# Steel Lentil Replacement for Window-to-Door Conversion



## diyATL2015 (Feb 10, 2015)

Hi all. Working on a project that involves replacing a basement window with a steel door. The construction is brick veneer over 7" concrete block on basement level, with brick veneer over wood frame on second level.

The current window opening is 36" wide, with a steel lentil above it. The rough opening for the new door frame will be 46" wide, so we'll be expanding the opening 10" to the right, and down to the slab (as seen in photo).

The brick and mortar seem to be in good shape. No visible cracks. (What looks like cracks in the pictures is actually dead ivy.)

Our assumptions so far are as follows:

1) The existing lentil will need to be replaced with a new lentil, approximately 58" in length, to span the enlarged opening, +6" on each side. We are spec'ing 4"x3"x1/4" angle iron.

2) We'll have to remove the 2 rows of brick above the opening to get the old lentil out, and the new lentil in.

3) We will start from the inside and first remove the concrete block layer to expose the brick from behind so that we can better see what we're dealing with.

Questions:

A) Given this is a 2-story brick veneer, and we're removing an extra 10" of brick to the side of the current lentil, how important will it be to provide temporary for the brick while we remove the old lentil and put the new one in place? And what's the best method for that?

B) Is it important that we replace the lentil before removing any of the extra brick below it? I have seen how-to videos of cutting doorways in brick veneer without adding in a support, then sticking a lentil in after the entire opening is cut. Is this asking for trouble?

C) I have studied diagrams of proper placement of flashing and weep holes above the lentil. How important are those items in this case?

Anything else I need to be aware of?

Thanks in advance!

J-


----------



## ront02769 (Nov 28, 2008)

If the brick was installed properly it should stay where it is whilst you work. As to the lintel ("lentils" are beans), I am not sure how to calculate it other than you should be more like 16" on each side rather than 6". Ron


----------



## diyATL2015 (Feb 10, 2015)

Heh, thanks for the spelling correction. I do like me some beans though.
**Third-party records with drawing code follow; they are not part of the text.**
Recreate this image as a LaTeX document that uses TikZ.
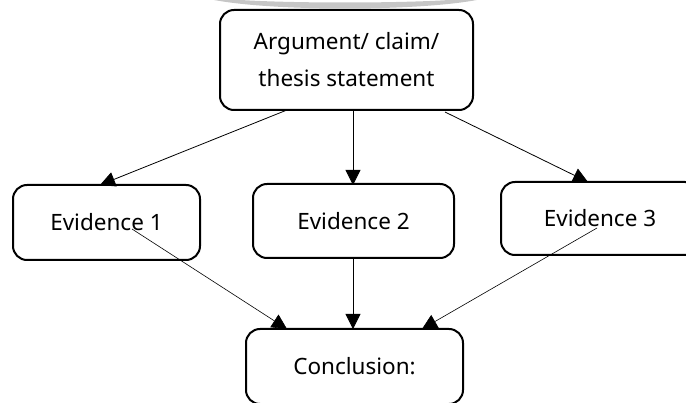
\documentclass[tikz,border=0pt]{standalone}
\usepackage{fontspec}
\setmainfont{Noto Sans}
\usetikzlibrary{arrows.meta}
\begin{document}
\begin{tikzpicture}[x=1pt,y=1pt,
  box/.style={draw, line width=2pt, rounded corners=14pt, inner sep=0pt, font=\fontsize{22.5}{37}\selectfont},
  conn/.style={line width=0.8pt, -{Triangle[length=15pt,width=15pt]}},
  link/.style={line width=0.6pt, -{Triangle[length=15pt,width=15pt]}}]
\useasboundingbox (0,0) rectangle (686,402);
\clip (0,0) rectangle (686,402);
\fill[gray!45] (205,404) .. controls (260,390) and (430,390) .. (486,404) -- (470,404) .. controls (430,398) and (260,398) .. (220,404) -- cycle;
\node[box, minimum width=253pt, minimum height=100pt, align=center] (top) at (346.5,342) {Argument/ claim/\\thesis statement};
\node[box, minimum width=187pt, minimum height=75pt] (e1) at (106.5,179.5) {Evidence 1};
\node[box, minimum width=201pt, minimum height=74pt] (e2) at (353.5,181) {Evidence 2};
\node[box, minimum width=198pt, minimum height=73pt] (e3) at (600,183.5) {Evidence 3};
\node[box, minimum width=217pt, minimum height=75pt] (c) at (354.5,35.5) {Conclusion:};
\coordinate (t1) at (287,292);
\coordinate (t2) at (353,292);
\coordinate (t3) at (445,290);
\coordinate (a1) at (100,217);
\coordinate (a2) at (353,217);
\coordinate (a3) at (588,220);
\coordinate (s1) at (132,173);
\coordinate (s2) at (353,144);
\coordinate (s3) at (597,174);
\coordinate (c1) at (287,73);
\coordinate (c2) at (353,73);
\coordinate (c3) at (422,73);
\draw[conn] (t1) -- (a1);
\draw[conn] (t2) -- (a2);
\draw[conn] (t3) -- (a3);
\draw[link] (s1) -- (c1);
\draw[conn] (s2) -- (c2);
\draw[link] (s3) -- (c3);
\end{tikzpicture}
\end{document}
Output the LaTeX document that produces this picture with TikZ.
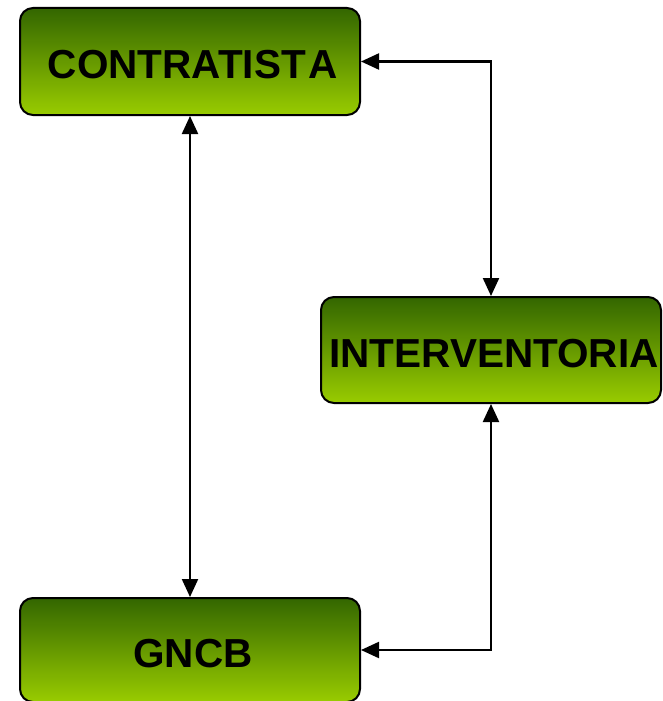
\documentclass[tikz,border=0pt]{standalone}
\usepackage{fontspec}
\setmainfont{Liberation Sans}
\usetikzlibrary{arrows.meta}
\definecolor{gtop}{RGB}{51,102,0}
\definecolor{gbot}{RGB}{153,204,0}
% nudge a label slightly right and down without changing its reported height
\newcommand{\boxlabel}[1]{\kern6pt\raisebox{-3pt}[\height][0pt]{#1}}
\tikzset{
  greenbox/.style={draw=black, line width=2pt, rounded corners=13pt,
    top color=gtop, bottom color=gbot, minimum width=340pt,
    inner sep=0pt, font=\fontsize{40.5}{40.5}\selectfont\bfseries, text=black},
  link/.style={line width=2.2pt, {Triangle[length=18pt,width=16pt]}-{Triangle[length=18pt,width=16pt]}}
}
\begin{document}
\begin{tikzpicture}[x=1pt,y=-1pt]
  \useasboundingbox (0,0) rectangle (662,701);
  % process boxes
  \node[greenbox, minimum height=107pt] (con) at (190,61.5) {\boxlabel{CONTRATIST\kern3pt A}};
  \node[greenbox, minimum height=106pt] (int) at (491,350) {\boxlabel{INTERVENTORIA}};
  \node[greenbox, minimum height=104pt] (gncb) at (190,650) {\boxlabel{GNCB}};
  % connections
  \draw[link] (con.east) -| (int.north);
  \draw[link] (con.south) -- (gncb.north);
  \draw[link] (gncb.east) -| (int.south);
\end{tikzpicture}
\end{document}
Wow, 16" overhang on each side? That's quite a bit more overhang than I have encountered in my research. All the discussion I've seen in the US says 6" on each side, and the discussion in the UK says 150mm (6"). Anyone know where the definitive source for this info is? Do I have to find it in local building codes, or is this a well known standard?


----------



## ront02769 (Nov 28, 2008)

Not a well known standard, just what I've seen in a couple of instances. Some real engineer guys will likely show up soon. Ron


----------



## jomama45 (Nov 13, 2008)

6" is more than enough for a narrow lintel as you need. 

As for the rest, before I spend too much time typing, have you considered bringing in a mason to do this work? It's hardly a full day for an experienced mason and tender who's done a few of these.


----------



## ron45 (Feb 25, 2014)

Can you post a picture of the inside wall and one of the thickness inside the window.?


----------



## joed (Mar 13, 2005)

What about the block wall. You will need a lintel over that one as well won't you?


----------